- Stated problem:
All the records that follow need to be reproduced exactly. Omit the images.

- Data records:

++++++

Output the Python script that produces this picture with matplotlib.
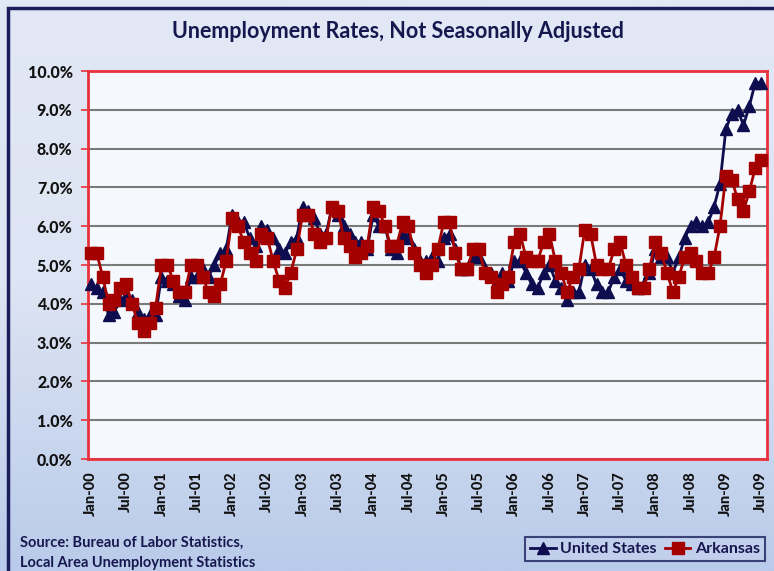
import numpy as np
import matplotlib.pyplot as plt
from matplotlib.patches import Rectangle
from matplotlib.colors import LinearSegmentedColormap
from matplotlib.ticker import FuncFormatter

plt.rcParams['font.family'] = ['Lato', 'DejaVu Sans']

# monthly rates (%), Jan 2000 .. Jul 2009
us_rate = [
    4.5, 4.4, 4.3, 3.7, 3.8, 4.1, 4.2, 4.1, 3.8, 3.6, 3.7, 3.7,
    4.7, 4.6, 4.5, 4.2, 4.1, 4.7, 4.7, 4.9, 4.7, 5.0, 5.3, 5.4,
    6.3, 6.1, 6.1, 5.7, 5.5, 6.0, 5.9, 5.7, 5.4, 5.3, 5.6, 5.7,
    6.5, 6.4, 6.2, 5.8, 5.8, 6.5, 6.3, 6.0, 5.8, 5.6, 5.6, 5.4,
    6.3, 6.0, 6.0, 5.4, 5.3, 5.8, 5.7, 5.4, 5.1, 5.1, 5.2, 5.1,
    5.7, 5.8, 5.4, 4.9, 4.9, 5.2, 5.2, 4.9, 4.8, 4.6, 4.8, 4.6,
    5.1, 5.1, 4.8, 4.5, 4.4, 4.8, 5.0, 4.6, 4.4, 4.1, 4.3, 4.3,
    5.0, 4.9, 4.5, 4.3, 4.3, 4.7, 4.9, 4.6, 4.5, 4.4, 4.5, 4.8,
    5.4, 5.2, 5.2, 4.8, 5.2, 5.7, 6.0, 6.1, 6.0, 6.1, 6.5, 7.1,
    8.5, 8.9, 9.0, 8.6, 9.1, 9.7, 9.7,
]
ark_rate = [
    5.3, 5.3, 4.7, 4.0, 4.1, 4.4, 4.5, 4.0, 3.5, 3.3, 3.5, 3.9,
    5.0, 5.0, 4.6, 4.3, 4.3, 5.0, 5.0, 4.7, 4.3, 4.2, 4.5, 5.1,
    6.2, 6.0, 5.6, 5.3, 5.1, 5.8, 5.7, 5.1, 4.6, 4.4, 4.8, 5.4,
    6.3, 6.3, 5.8, 5.6, 5.7, 6.5, 6.4, 5.7, 5.5, 5.2, 5.3, 5.5,
    6.5, 6.4, 6.0, 5.5, 5.5, 6.1, 6.0, 5.3, 5.0, 4.8, 5.0, 5.4,
    6.1, 6.1, 5.3, 4.9, 4.9, 5.4, 5.4, 4.8, 4.7, 4.3, 4.5, 4.7,
    5.6, 5.8, 5.2, 5.1, 5.1, 5.6, 5.8, 5.1, 4.8, 4.3, 4.7, 4.9,
    5.9, 5.8, 5.0, 4.9, 4.9, 5.4, 5.6, 5.0, 4.7, 4.4, 4.4, 4.9,
    5.6, 5.3, 4.8, 4.3, 4.7, 5.2, 5.3, 5.1, 4.8, 4.8, 5.2, 6.0,
    7.3, 7.2, 6.7, 6.4, 6.9, 7.5, 7.7,
]
years = ['00', '01', '02', '03', '04', '05', '06', '07', '08', '09']
tick_labels = []
for yy in years:
    tick_labels += ['Jan-' + yy, 'Jul-' + yy]

navy = '#0d0d4f'
red = '#a40000'
text_col = '#17174f'

fig = plt.figure(figsize=(7.74, 5.71), dpi=100)

# background gradient with frame
bg = fig.add_axes([0, 0, 1, 1], zorder=-10)
grad = np.linspace(0, 1, 256).reshape(-1, 1)
cmap = LinearSegmentedColormap.from_list('bg', ['#e2e8f5', '#dde4f3', '#b9cbea'])
bg.imshow(grad, aspect='auto', cmap=cmap, extent=[0, 1, 0, 1], origin='upper')
bg.add_patch(Rectangle((8 / 774, -0.05), 1.1, 1.05 - 8 / 571,
                       fill=False, edgecolor='#1a1f5c', linewidth=2.5,
                       transform=bg.transAxes))
bg.set_xlim(0, 1)
bg.set_ylim(0, 1)
bg.axis('off')

ax = fig.add_axes([88 / 774, 112 / 571, 679 / 774, 388 / 571])
ax.set_facecolor('#f5f8fc')

x = np.arange(len(us_rate))
us = np.array(us_rate) / 100
ark = np.array(ark_rate) / 100

ax.plot(x, us, color=navy, linewidth=2, marker='^', markersize=9,
        label='United States', clip_on=False, zorder=3)
ax.plot(x[:len(ark)], ark, color=red, linewidth=2, marker='s', markersize=9,
        label='Arkansas', clip_on=False, zorder=4)

ax.set_xlim(-0.5, 115)
ax.set_ylim(0, 0.10)
ax.set_yticks(np.arange(0, 0.101, 0.01))
ax.yaxis.set_major_formatter(FuncFormatter(lambda v, p: f'{v * 100:.1f}%'))
ax.grid(axis='y', color='#7a7a7a', linewidth=1.5)
ax.set_axisbelow(True)

ax.set_xticks(np.arange(0, 115, 6))
ax.set_xticklabels(tick_labels, rotation=90, fontweight='black', fontsize=10.5,
                   color='#111111')
for lab in ax.get_yticklabels():
    lab.set_fontweight('black')
    lab.set_fontsize(11.5)
    lab.set_color('#111111')
ax.tick_params(axis='y', length=5, color='#e8323c', width=1.2, pad=6)
ax.tick_params(axis='x', length=0, pad=9)

for s in ax.spines.values():
    s.set_color('#e8323c')
    s.set_linewidth(2)

fig.text(398 / 774, 1 - 32 / 571, 'Unemployment Rates, Not Seasonally Adjusted',
         ha='center', va='center', fontsize=15.5, fontweight='bold', color=text_col)

fig.text(20 / 774, 1 - 543 / 571, 'Source: Bureau of Labor Statistics,',
         ha='left', va='center', fontsize=10.5, fontweight='bold', color=text_col)
fig.text(20 / 774, 1 - 563 / 571, 'Local Area Unemployment Statistics',
         ha='left', va='center', fontsize=10.5, fontweight='bold', color=text_col)

leg = fig.legend(loc='center right', bbox_to_anchor=(773 / 774, 1 - 549 / 571),
                 ncol=2, frameon=True, fancybox=False, edgecolor='#1a1f5c',
                 prop={'weight': 'bold', 'size': 11.5}, handlelength=1.6,
                 handletextpad=0.3, columnspacing=0.5, borderpad=0.3,
                 markerscale=0.9)
leg.get_frame().set_facecolor('#c3d1ed')
leg.get_frame().set_linewidth(1.5)
for t in leg.get_texts():
    t.set_color(text_col)

fig.savefig('out.png', dpi=100)
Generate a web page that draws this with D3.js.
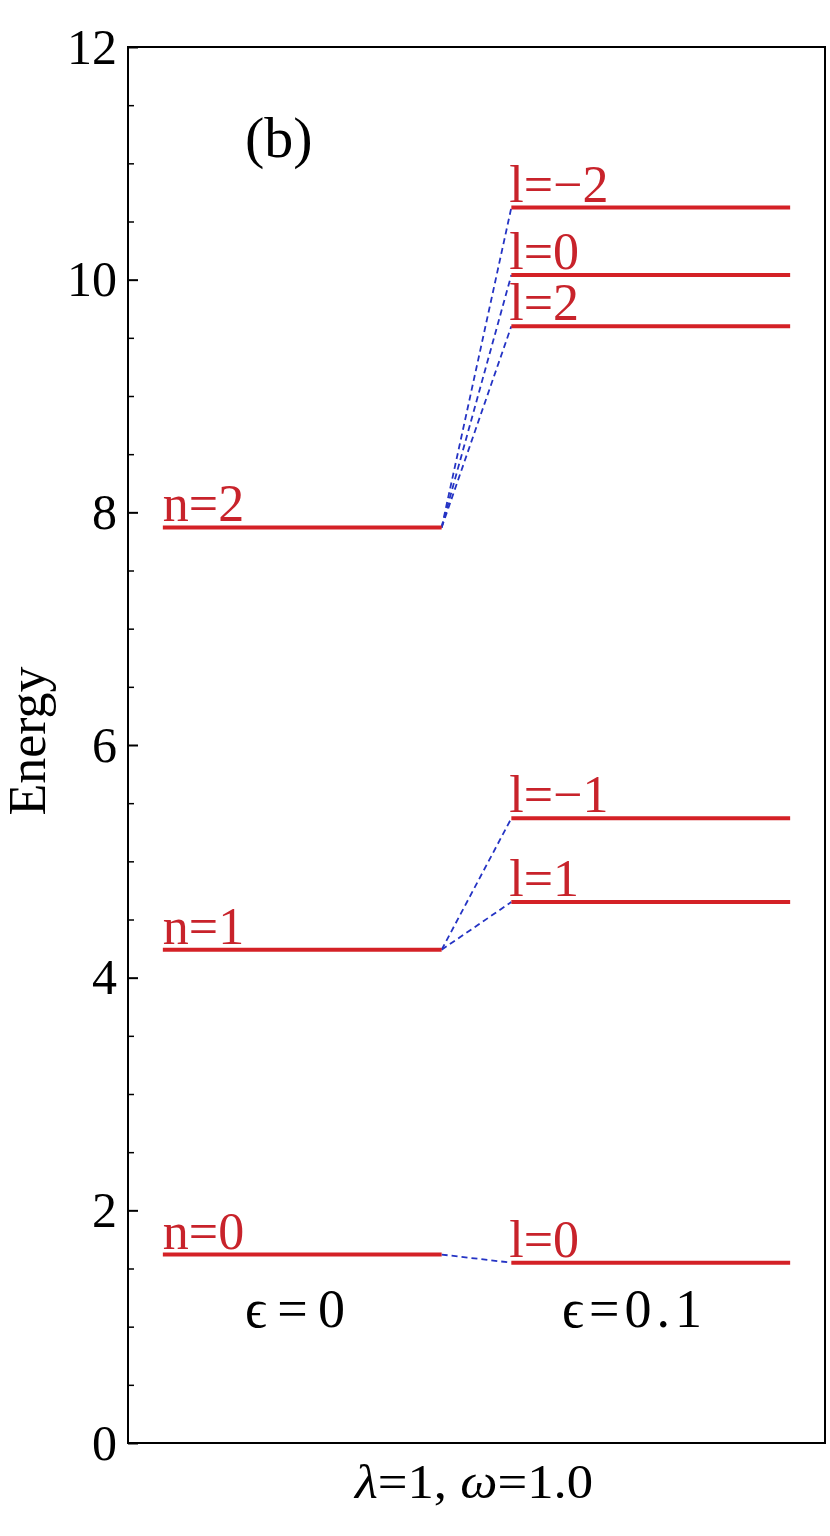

++++++

- Answer:
Output the Python script that produces this picture with matplotlib.
import numpy as np
import matplotlib.pyplot as plt
from matplotlib.patches import Rectangle
from matplotlib.colors import LinearSegmentedColormap
from matplotlib.ticker import FuncFormatter

plt.rcParams['font.family'] = ['Lato', 'DejaVu Sans']

# monthly rates (%), Jan 2000 .. Jul 2009
us_rate = [
    4.5, 4.4, 4.3, 3.7, 3.8, 4.1, 4.2, 4.1, 3.8, 3.6, 3.7, 3.7,
    4.7, 4.6, 4.5, 4.2, 4.1, 4.7, 4.7, 4.9, 4.7, 5.0, 5.3, 5.4,
    6.3, 6.1, 6.1, 5.7, 5.5, 6.0, 5.9, 5.7, 5.4, 5.3, 5.6, 5.7,
    6.5, 6.4, 6.2, 5.8, 5.8, 6.5, 6.3, 6.0, 5.8, 5.6, 5.6, 5.4,
    6.3, 6.0, 6.0, 5.4, 5.3, 5.8, 5.7, 5.4, 5.1, 5.1, 5.2, 5.1,
    5.7, 5.8, 5.4, 4.9, 4.9, 5.2, 5.2, 4.9, 4.8, 4.6, 4.8, 4.6,
    5.1, 5.1, 4.8, 4.5, 4.4, 4.8, 5.0, 4.6, 4.4, 4.1, 4.3, 4.3,
    5.0, 4.9, 4.5, 4.3, 4.3, 4.7, 4.9, 4.6, 4.5, 4.4, 4.5, 4.8,
    5.4, 5.2, 5.2, 4.8, 5.2, 5.7, 6.0, 6.1, 6.0, 6.1, 6.5, 7.1,
    8.5, 8.9, 9.0, 8.6, 9.1, 9.7, 9.7,
]
ark_rate = [
    5.3, 5.3, 4.7, 4.0, 4.1, 4.4, 4.5, 4.0, 3.5, 3.3, 3.5, 3.9,
    5.0, 5.0, 4.6, 4.3, 4.3, 5.0, 5.0, 4.7, 4.3, 4.2, 4.5, 5.1,
    6.2, 6.0, 5.6, 5.3, 5.1, 5.8, 5.7, 5.1, 4.6, 4.4, 4.8, 5.4,
    6.3, 6.3, 5.8, 5.6, 5.7, 6.5, 6.4, 5.7, 5.5, 5.2, 5.3, 5.5,
    6.5, 6.4, 6.0, 5.5, 5.5, 6.1, 6.0, 5.3, 5.0, 4.8, 5.0, 5.4,
    6.1, 6.1, 5.3, 4.9, 4.9, 5.4, 5.4, 4.8, 4.7, 4.3, 4.5, 4.7,
    5.6, 5.8, 5.2, 5.1, 5.1, 5.6, 5.8, 5.1, 4.8, 4.3, 4.7, 4.9,
    5.9, 5.8, 5.0, 4.9, 4.9, 5.4, 5.6, 5.0, 4.7, 4.4, 4.4, 4.9,
    5.6, 5.3, 4.8, 4.3, 4.7, 5.2, 5.3, 5.1, 4.8, 4.8, 5.2, 6.0,
    7.3, 7.2, 6.7, 6.4, 6.9, 7.5, 7.7,
]
years = ['00', '01', '02', '03', '04', '05', '06', '07', '08', '09']
tick_labels = []
for yy in years:
    tick_labels += ['Jan-' + yy, 'Jul-' + yy]

navy = '#0d0d4f'
red = '#a40000'
text_col = '#17174f'

fig = plt.figure(figsize=(7.74, 5.71), dpi=100)

# background gradient with frame
bg = fig.add_axes([0, 0, 1, 1], zorder=-10)
grad = np.linspace(0, 1, 256).reshape(-1, 1)
cmap = LinearSegmentedColormap.from_list('bg', ['#e2e8f5', '#dde4f3', '#b9cbea'])
bg.imshow(grad, aspect='auto', cmap=cmap, extent=[0, 1, 0, 1], origin='upper')
bg.add_patch(Rectangle((8 / 774, -0.05), 1.1, 1.05 - 8 / 571,
                       fill=False, edgecolor='#1a1f5c', linewidth=2.5,
                       transform=bg.transAxes))
bg.set_xlim(0, 1)
bg.set_ylim(0, 1)
bg.axis('off')

ax = fig.add_axes([88 / 774, 112 / 571, 679 / 774, 388 / 571])
ax.set_facecolor('#f5f8fc')

x = np.arange(len(us_rate))
us = np.array(us_rate) / 100
ark = np.array(ark_rate) / 100

ax.plot(x, us, color=navy, linewidth=2, marker='^', markersize=9,
        label='United States', clip_on=False, zorder=3)
ax.plot(x[:len(ark)], ark, color=red, linewidth=2, marker='s', markersize=9,
        label='Arkansas', clip_on=False, zorder=4)

ax.set_xlim(-0.5, 115)
ax.set_ylim(0, 0.10)
ax.set_yticks(np.arange(0, 0.101, 0.01))
ax.yaxis.set_major_formatter(FuncFormatter(lambda v, p: f'{v * 100:.1f}%'))
ax.grid(axis='y', color='#7a7a7a', linewidth=1.5)
ax.set_axisbelow(True)

ax.set_xticks(np.arange(0, 115, 6))
ax.set_xticklabels(tick_labels, rotation=90, fontweight='black', fontsize=10.5,
                   color='#111111')
for lab in ax.get_yticklabels():
    lab.set_fontweight('black')
    lab.set_fontsize(11.5)
    lab.set_color('#111111')
ax.tick_params(axis='y', length=5, color='#e8323c', width=1.2, pad=6)
ax.tick_params(axis='x', length=0, pad=9)

for s in ax.spines.values():
    s.set_color('#e8323c')
    s.set_linewidth(2)

fig.text(398 / 774, 1 - 32 / 571, 'Unemployment Rates, Not Seasonally Adjusted',
         ha='center', va='center', fontsize=15.5, fontweight='bold', color=text_col)

fig.text(20 / 774, 1 - 543 / 571, 'Source: Bureau of Labor Statistics,',
         ha='left', va='center', fontsize=10.5, fontweight='bold', color=text_col)
fig.text(20 / 774, 1 - 563 / 571, 'Local Area Unemployment Statistics',
         ha='left', va='center', fontsize=10.5, fontweight='bold', color=text_col)

leg = fig.legend(loc='center right', bbox_to_anchor=(773 / 774, 1 - 549 / 571),
                 ncol=2, frameon=True, fancybox=False, edgecolor='#1a1f5c',
                 prop={'weight': 'bold', 'size': 11.5}, handlelength=1.6,
                 handletextpad=0.3, columnspacing=0.5, borderpad=0.3,
                 markerscale=0.9)
leg.get_frame().set_facecolor('#c3d1ed')
leg.get_frame().set_linewidth(1.5)
for t in leg.get_texts():
    t.set_color(text_col)

fig.savefig('out.png', dpi=100)
Generate a web page that draws this with D3.js.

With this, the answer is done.